__Exercise details__. Restate each line word for word. Leave out every picture.

### Information supplied

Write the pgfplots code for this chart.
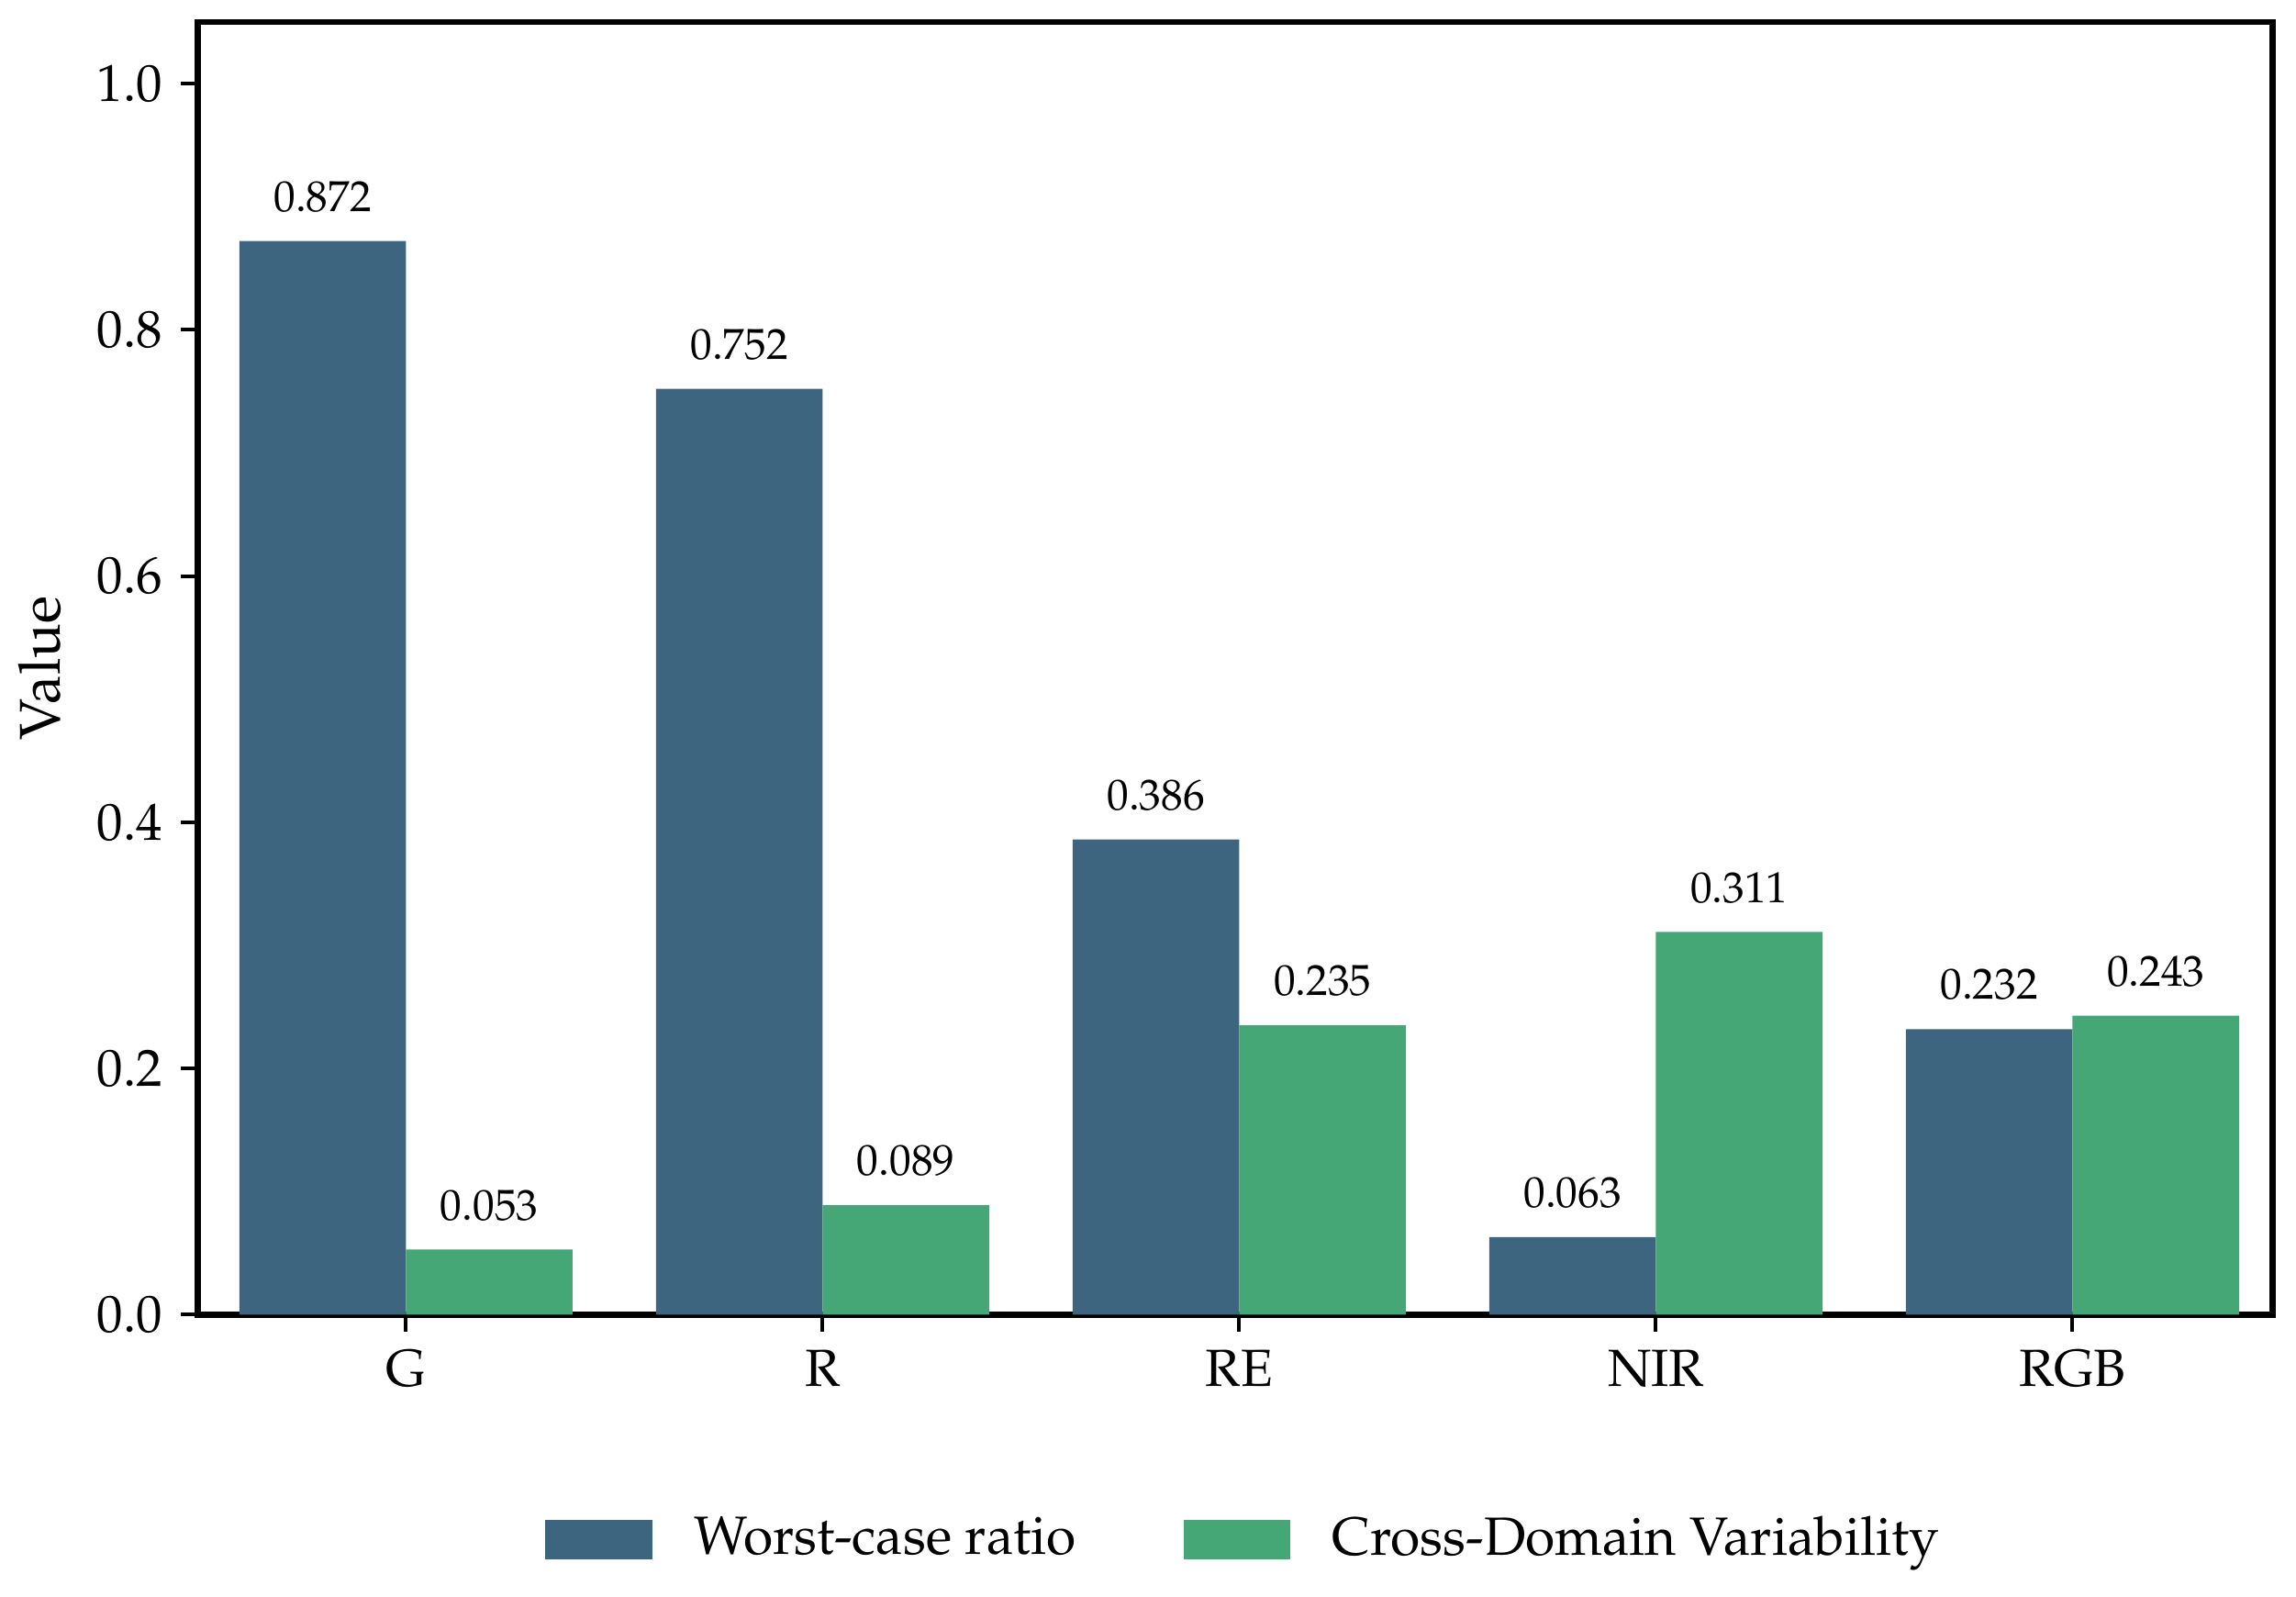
\documentclass[border=0pt]{standalone}
\usepackage[T1]{fontenc}
\usepackage{mathpazo}
\usepackage{pgfplots}
\pgfplotsset{compat=1.18}

\definecolor{worst}{HTML}{3D6580}
\definecolor{cross}{HTML}{45A676}

\begin{document}
\begin{tikzpicture}
\begin{axis}[
	width=396.8pt, height=247.2pt, scale only axis,
	xmin=-0.5, xmax=4.48,
	ymin=0, ymax=1.05,
	xtick={0,1,2,3,4},
	xticklabels={G,R,RE,NIR,RGB},
	ytick={0,0.2,0.4,0.6,0.8,1.0},
	yticklabel style={/pgf/number format/fixed, /pgf/number format/precision=1, /pgf/number format/fixed zerofill},
	ylabel={Value},
	ylabel style={font=\fontsize{11}{13}\selectfont, yshift=0pt},
	axis line style={line width=1.1pt},
	tick style={line width=0.7pt, black},
	tick align=outside, major tick length=3.2pt,
	xtick pos=bottom, ytick pos=left,
	ybar, bar width=0.4,
	nodes near coords,
	every node near coord/.append style={font=\fontsize{8.3}{10}\selectfont, color=black, yshift=2pt,
		/pgf/number format/fixed, /pgf/number format/precision=3, /pgf/number format/fixed zerofill},
	legend style={at={(0.506,-0.174)}, anchor=center, draw=none, legend columns=2,
		font=\fontsize{10.3}{12}\selectfont,
		/tikz/every even column/.append style={column sep=18.5pt}},
	legend image code/.code={\fill[#1] (0pt,-3.8pt) rectangle (20.5pt,3.8pt); \path[draw=none,fill=none] (0pt,0pt) rectangle (26.5pt,0.1pt);},
]
\addplot[fill=worst, draw=none, bar shift=-0.2] coordinates {
	(0,0.872) (1,0.752) (2,0.386) (3,0.063) (4,0.232)
};
\addlegendentry{Worst-case ratio}
\addplot[fill=cross, draw=none, bar shift=0.2] coordinates {
	(0,0.053) (1,0.089) (2,0.235) (3,0.311) (4,0.243)
};
\addlegendentry{Cross-Domain Variability}
\end{axis}
\path ([xshift=-37.8pt,yshift=-53.8pt]current axis.south west) rectangle ([xshift=4.5pt,yshift=4.2pt]current axis.north east);
\end{tikzpicture}
\end{document}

######

__Final result__.
Write the pgfplots code for this chart.
\documentclass[border=0pt]{standalone}
\usepackage[T1]{fontenc}
\usepackage{mathpazo}
\usepackage{pgfplots}
\pgfplotsset{compat=1.18}

\definecolor{worst}{HTML}{3D6580}
\definecolor{cross}{HTML}{45A676}

\begin{document}
\begin{tikzpicture}
\begin{axis}[
	width=396.8pt, height=247.2pt, scale only axis,
	xmin=-0.5, xmax=4.48,
	ymin=0, ymax=1.05,
	xtick={0,1,2,3,4},
	xticklabels={G,R,RE,NIR,RGB},
	ytick={0,0.2,0.4,0.6,0.8,1.0},
	yticklabel style={/pgf/number format/fixed, /pgf/number format/precision=1, /pgf/number format/fixed zerofill},
	ylabel={Value},
	ylabel style={font=\fontsize{11}{13}\selectfont, yshift=0pt},
	axis line style={line width=1.1pt},
	tick style={line width=0.7pt, black},
	tick align=outside, major tick length=3.2pt,
	xtick pos=bottom, ytick pos=left,
	ybar, bar width=0.4,
	nodes near coords,
	every node near coord/.append style={font=\fontsize{8.3}{10}\selectfont, color=black, yshift=2pt,
		/pgf/number format/fixed, /pgf/number format/precision=3, /pgf/number format/fixed zerofill},
	legend style={at={(0.506,-0.174)}, anchor=center, draw=none, legend columns=2,
		font=\fontsize{10.3}{12}\selectfont,
		/tikz/every even column/.append style={column sep=18.5pt}},
	legend image code/.code={\fill[#1] (0pt,-3.8pt) rectangle (20.5pt,3.8pt); \path[draw=none,fill=none] (0pt,0pt) rectangle (26.5pt,0.1pt);},
]
\addplot[fill=worst, draw=none, bar shift=-0.2] coordinates {
	(0,0.872) (1,0.752) (2,0.386) (3,0.063) (4,0.232)
};
\addlegendentry{Worst-case ratio}
\addplot[fill=cross, draw=none, bar shift=0.2] coordinates {
	(0,0.053) (1,0.089) (2,0.235) (3,0.311) (4,0.243)
};
\addlegendentry{Cross-Domain Variability}
\end{axis}
\path ([xshift=-37.8pt,yshift=-53.8pt]current axis.south west) rectangle ([xshift=4.5pt,yshift=4.2pt]current axis.north east);
\end{tikzpicture}
\end{document}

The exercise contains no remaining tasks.